1. Make sure your dog is comfortable in crowds.

It’s no surprise that not all dogs are great around people. If your dog enjoys meeting people and has a strong foundation of behavioral obedience, tailgating can be a very fun experience for them! But if your pup could use some work in the area of training, it may be a good idea to schedule a session with one of our dog training partners before bringing your dog to a tailgate.

2. Wait until your dog is old enough/vaccinated

Deadly diseases like Parvo, Distemper, and Leptospirosis thrive in dirty areas such as outdoor tailgates. Introducing your puppy to this environment before they are completely vaccinated can be very dangerous. For their safety, leave your pup at home until they have all their boosters.

3. Bring supplies that will keep your pup fed and comfortable

While you pack all your food, drinks, and folding chairs, make sure to include items that will help your pet feel comfortable too! Bringing along dog food, bowls, and lots of water will help ensure your dog will remain full and happy while away from home. A travel bed and toys will also make the environment more comfortable, as your dog will have a safe place to rest if they need some space from the party.

4. Make sure the weather forecast is ideal for dogs

Pro tip: check the forecast before you decide to bring your pup to the tailgate. Dogs are significantly more sensitive to weather than humans, so any slight change in temperature or precipitation can affect them greatly. If the weather seems like it’s going to be hot, it may be a good idea to leave your dog at home to protect them from heatstroke.

5. Keep your dog on a leash

Alachua County law states that owners must maintain physical control of their dog at all times when their dog is off their owner’s property. Not only is keeping your dog on leash part of the law, but it is also the safest situation for your dog when in a loud area with several distractions (and cars!). Even if your dog is well-behaved, it can be hard to predict the behavior of other dogs, children, and intoxicated people.

6. Plan ahead for someone to pick up your pup when it’s time to head inside the stadium

It is never acceptable to lock your dog in the car, especially in the heat of Florida. When the time comes to head to the stadium for the game, you should already have a plan in place for someone to come pick up your dog and take them home to relax in the quiet and air conditioning.

7. Know your dog’s limits

As noted before, not all dogs are social. Tailgates are a hypothetical petri dish for fear triggers in dogs. Loud, thumping music, screams, shouts, hundreds of smells, and sudden movements are just a few things that can drive a dog to either get reactive or run away in fear. Understanding your dog’s potential triggers as well as their personal signs of stress is crucial to keeping them under threshold while at a tailgate. If you notice your dog exhibiting stress signals while at a tailgate, it may be time to take them home.
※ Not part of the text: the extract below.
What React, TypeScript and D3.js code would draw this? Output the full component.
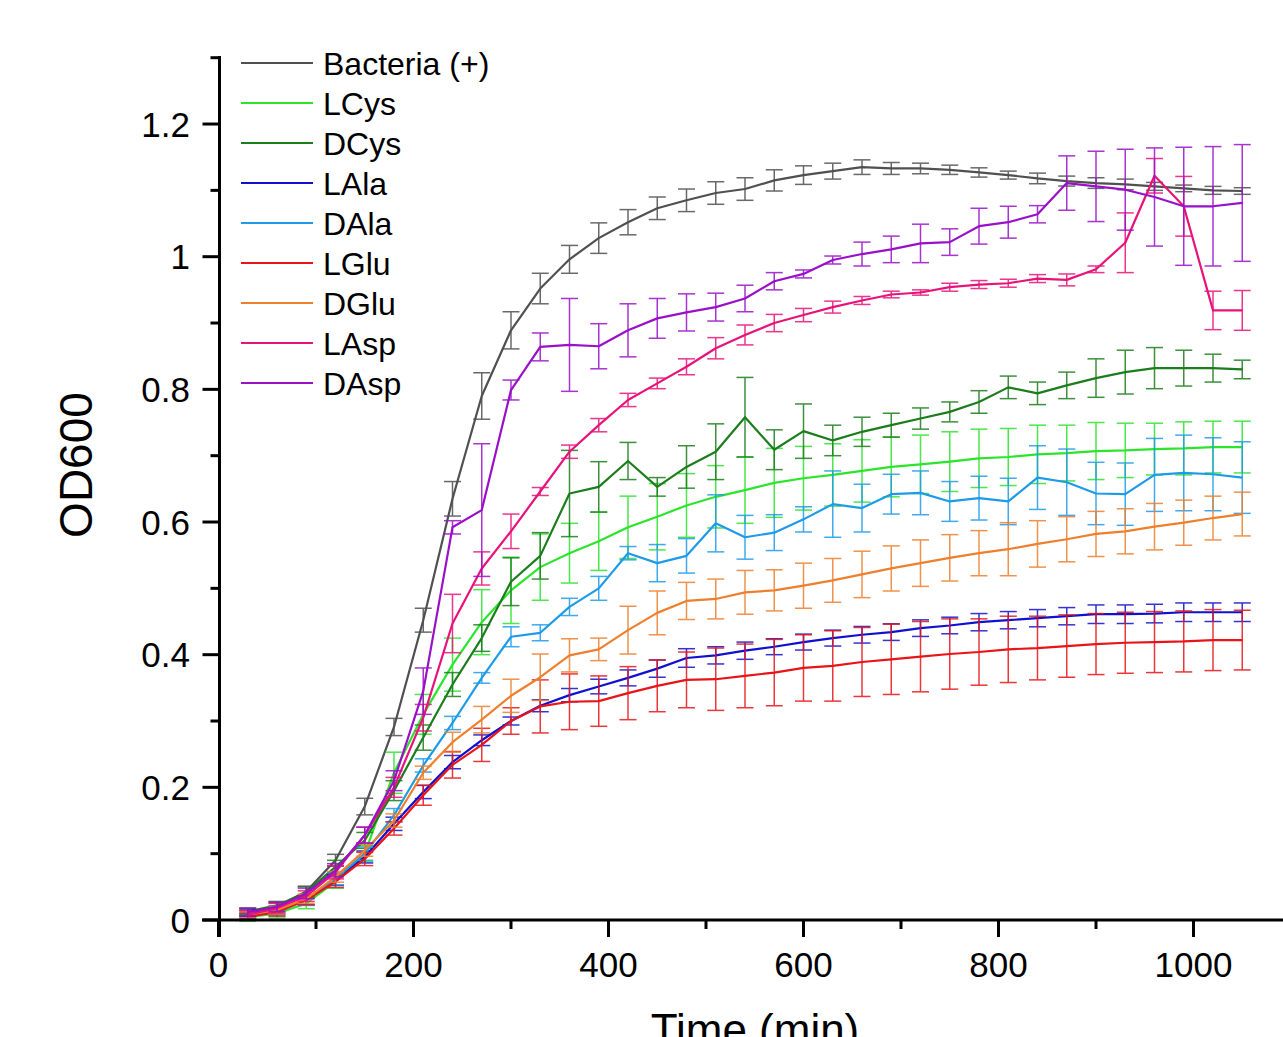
import React from "react";
import * as d3 from "d3";

const times = [30,60,90,120,150,180,210,240,270,300,330,360,390,420,450,480,510,540,570,600,630,660,690,720,750,780,810,840,870,900,930,960,990,1020,1050];

const bacteria = [0.012,0.02,0.043,0.09,0.171,0.291,0.452,0.635,0.790,0.889,0.952,0.996,1.028,1.052,1.073,1.085,1.096,1.102,1.115,1.123,1.129,1.135,1.133,1.133,1.131,1.127,1.123,1.118,1.114,1.111,1.109,1.106,1.103,1.100,1.099];
const bacteriaErr = [0.005,0.006,0.008,0.009,0.0125,0.013,0.018,0.026,0.035,0.028,0.023,0.021,0.023,0.019,0.017,0.017,0.017,0.017,0.016,0.014,0.012,0.011,0.009,0.008,0.007,0.007,0.006,0.008,0.0075,0.008,0.008,0.006,0.005,0.006,0.005];

const lCys = [0.004,0.01,0.025,0.058,0.10,0.222,0.31,0.385,0.449,0.497,0.532,0.553,0.571,0.592,0.608,0.625,0.638,0.648,0.659,0.666,0.671,0.677,0.683,0.687,0.691,0.696,0.698,0.702,0.704,0.707,0.708,0.710,0.711,0.713,0.713];
const lCysErr = [0.006,0.007,0.008,0.01,0.012,0.031,0.03,0.04,0.049,0.05,0.05,0.045,0.044,0.047,0.05,0.048,0.047,0.05,0.052,0.048,0.047,0.047,0.045,0.044,0.045,0.044,0.043,0.044,0.042,0.043,0.041,0.039,0.04,0.039,0.039];

const dCys = [0.013,0.022,0.042,0.08,0.12,0.195,0.275,0.355,0.425,0.510,0.549,0.643,0.653,0.692,0.653,0.683,0.706,0.758,0.709,0.737,0.723,0.736,0.746,0.756,0.766,0.781,0.803,0.794,0.806,0.817,0.826,0.832,0.832,0.832,0.830];
const dCysErr = [0.005,0.006,0.008,0.01,0.012,0.015,0.019,0.018,0.02,0.036,0.035,0.065,0.038,0.028,0.014,0.032,0.042,0.06,0.03,0.041,0.023,0.022,0.018,0.016,0.015,0.017,0.017,0.017,0.02,0.029,0.033,0.031,0.027,0.021,0.014];

const lAla = [0.01,0.015,0.03,0.06,0.095,0.145,0.193,0.238,0.271,0.300,0.323,0.339,0.352,0.365,0.379,0.395,0.399,0.406,0.412,0.419,0.425,0.430,0.434,0.440,0.444,0.449,0.452,0.455,0.458,0.461,0.461,0.462,0.464,0.464,0.464];
const lAlaErr = [0.005,0.006,0.007,0.008,0.009,0.01,0.01,0.01,0.008,0.006,0.009,0.01,0.011,0.012,0.013,0.014,0.013,0.013,0.012,0.012,0.012,0.0125,0.0125,0.0125,0.0125,0.013,0.013,0.013,0.013,0.014,0.014,0.014,0.014,0.014,0.014];

const dAla = [0.006,0.012,0.03,0.062,0.10,0.158,0.233,0.297,0.365,0.427,0.433,0.472,0.500,0.553,0.538,0.549,0.598,0.577,0.584,0.604,0.627,0.621,0.642,0.644,0.631,0.636,0.631,0.667,0.660,0.643,0.642,0.671,0.674,0.672,0.667];
const dAlaErr = [0.005,0.006,0.008,0.009,0.01,0.01,0.01,0.01,0.008,0.015,0.012,0.013,0.018,0.01,0.028,0.026,0.043,0.033,0.027,0.019,0.05,0.036,0.03,0.033,0.03,0.033,0.035,0.048,0.05,0.047,0.047,0.055,0.057,0.055,0.054];

const lGlu = [0.005,0.012,0.03,0.058,0.092,0.138,0.188,0.234,0.264,0.300,0.322,0.329,0.330,0.342,0.353,0.362,0.363,0.368,0.373,0.380,0.383,0.389,0.393,0.397,0.401,0.404,0.408,0.410,0.413,0.416,0.418,0.419,0.420,0.422,0.422];
const lGluErr = [0.005,0.006,0.007,0.009,0.01,0.01,0.015,0.02,0.025,0.02,0.04,0.042,0.038,0.04,0.039,0.042,0.047,0.048,0.05,0.05,0.053,0.052,0.053,0.053,0.053,0.05,0.05,0.048,0.047,0.046,0.046,0.046,0.046,0.046,0.045];

const dGlu = [0.008,0.015,0.032,0.065,0.105,0.15,0.222,0.268,0.302,0.338,0.366,0.399,0.408,0.437,0.463,0.481,0.484,0.494,0.497,0.504,0.512,0.521,0.530,0.538,0.546,0.553,0.559,0.567,0.574,0.582,0.586,0.593,0.599,0.606,0.612];
const dGluErr = [0.005,0.006,0.007,0.008,0.009,0.01,0.01,0.015,0.02,0.025,0.035,0.025,0.017,0.036,0.033,0.028,0.03,0.033,0.031,0.034,0.033,0.035,0.034,0.035,0.035,0.034,0.04,0.035,0.034,0.034,0.034,0.035,0.034,0.033,0.033];

const lAsp = [0.008,0.018,0.036,0.072,0.128,0.20,0.305,0.447,0.530,0.586,0.646,0.706,0.746,0.784,0.809,0.834,0.862,0.882,0.900,0.912,0.924,0.934,0.943,0.946,0.954,0.958,0.960,0.967,0.965,0.981,1.021,1.122,1.076,0.919,0.919];
const lAspErr = [0.006,0.007,0.008,0.01,0.012,0.015,0.02,0.044,0.025,0.026,0.006,0.01,0.01,0.01,0.008,0.012,0.016,0.015,0.013,0.01,0.009,0.006,0.005,0.004,0.006,0.006,0.006,0.006,0.009,0.005,0.045,0.026,0.045,0.029,0.03];

const dAsp = [0.012,0.02,0.04,0.075,0.128,0.21,0.345,0.592,0.618,0.799,0.864,0.867,0.865,0.889,0.907,0.916,0.924,0.937,0.963,0.974,0.995,1.004,1.011,1.020,1.022,1.046,1.052,1.064,1.111,1.106,1.101,1.090,1.076,1.076,1.081];
const dAspErr = [0.006,0.007,0.008,0.01,0.012,0.015,0.035,0.01,0.1,0.015,0.021,0.07,0.034,0.04,0.03,0.028,0.021,0.02,0.013,0.006,0.006,0.018,0.02,0.029,0.02,0.027,0.024,0.013,0.041,0.053,0.061,0.074,0.089,0.09,0.088];

const seriesNames = ["Bacteria (+)","LCys","DCys","LAla","DAla","LGlu","DGlu","LAsp","DAsp"];
const seriesColors = ["#505050","#2BE52B","#1B7D1B","#1010D0","#1E9BE8","#E81418","#EE7F2D","#E8137A","#9A10C8"];
const seriesValues = [bacteria,lCys,dCys,lAla,dAla,lGlu,dGlu,lAsp,dAsp];
const seriesErrors = [bacteriaErr,lCysErr,dCysErr,lAlaErr,dAlaErr,lGluErr,dGluErr,lAspErr,dAspErr];

const xTickValues = [0,200,400,600,800,1000];
const xMinorValues = [100,300,500,700,900,1100];
const yTickValues = [0,0.2,0.4,0.6,0.8,1,1.2];
const yMinorValues = [0.1,0.3,0.5,0.7,0.9,1.1,1.3];

export default function App() {
  const W = 1283, H = 1037;
  const x = d3.scaleLinear().domain([0, 1100]).range([218.5, 1291]);
  const y = d3.scaleLinear().domain([0, 1.3]).range([920, 57.7]);
  const line = d3.line<number>().x((_, i) => x(times[i])).y((d) => y(d));
  const font = "'Liberation Sans', Arial, sans-serif";
  const axisX = 219.5;
  const axisY = 920;
  return (
    <svg width={W} height={H} style={{ position: "absolute", left: 0, top: 0, background: "#fff" }} fontFamily={font}>
      <rect x={0} y={0} width={W} height={H} fill="#fff" />
      {seriesValues.map((vals, s) => (
        <g key={s}>
          {vals.map((v, i) => {
            const e = seriesErrors[s][i];
            const cx = x(times[i]);
            return (
              <g key={i} stroke={seriesColors[s]} strokeWidth={1.5} opacity={0.85}>
                <line x1={cx} x2={cx} y1={y(v - e)} y2={y(v + e)} />
                <line x1={cx - 8.5} x2={cx + 8.5} y1={y(v - e)} y2={y(v - e)} />
                <line x1={cx - 8.5} x2={cx + 8.5} y1={y(v + e)} y2={y(v + e)} />
              </g>
            );
          })}
          <path d={line(vals) || ""} fill="none" stroke={seriesColors[s]} strokeWidth={2.2} strokeLinejoin="round" />
        </g>
      ))}
      {/* axes */}
      <g stroke="#000" strokeWidth={3}>
        <line x1={axisX} x2={axisX} y1={56} y2={937} />
        <line x1={202} x2={W} y1={axisY} y2={axisY} />
        {xTickValues.map((t) => (
          <line key={"xt" + t} x1={x(t)} x2={x(t)} y1={axisY} y2={axisY + 17} />
        ))}
        {xMinorValues.map((t) => (
          <line key={"xm" + t} x1={x(t)} x2={x(t)} y1={axisY} y2={axisY + 9} />
        ))}
        {yTickValues.map((t) => (
          <line key={"yt" + t} x1={axisX - 17} x2={axisX} y1={y(t)} y2={y(t)} />
        ))}
        {yMinorValues.map((t) => (
          <line key={"ym" + t} x1={axisX - 9} x2={axisX} y1={y(t)} y2={y(t)} />
        ))}
      </g>
      {xTickValues.map((t) => (
        <text key={"xl" + t} x={x(t)} y={977} fontSize={35} textAnchor="middle" fill="#000">{String(t)}</text>
      ))}
      {yTickValues.map((t) => (
        <text key={"yl" + t} x={190} y={y(t) + 12.5} fontSize={35} textAnchor="end" fill="#000">{String(+t.toFixed(1))}</text>
      ))}
      <text x={92} y={465} fontSize={46} textAnchor="middle" fill="#000" transform="rotate(-90 92 465)">OD600</text>
      <text x={755} y={1045} fontSize={44} textAnchor="middle" fill="#000">Time (min)</text>
      {/* legend */}
      {seriesNames.map((name, i) => (
        <g key={"lg" + i}>
          <line x1={241} x2={313} y1={63 + 40 * i} y2={63 + 40 * i} stroke={seriesColors[i]} strokeWidth={2} />
          <text x={323} y={63 + 40 * i + 11.5} fontSize={32} fill="#000">{name}</text>
        </g>
      ))}
    </svg>
  );
}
8. Do not give your dog human food

We say this every year during the holidays, and will offer another reminder now during football season - human food should not be given to dogs. When dogs are given human food that their stomachs are not used to, it can trigger gastrointestinal issues such as severe diarrhea, vomiting, and even an intestinal obstruction if they happen to swallow a hard object like a chicken bone. Several human foods are toxic to dogs as well, so a good rule of thumb is to steer clear of giving any human food to your dog in general.

9. Help your dog catch the team spirit with Gators gear!

There’s no better place than a tailgate to get decked out in orange and blue! Before game day, visit one of our locally-owned pet partners to pick up a Gators bandana, collar, or even a jersey for your pup! For a list of pet stores in our area, visit

10. Clean up after your dog

No one wants to step in doggie doo-doo on their walk to the stadium. Always keep doggie bags on hand, and clean up after your pet when they do their business. After all, it is tailgate etiquette to leave your area cleaner than you found it!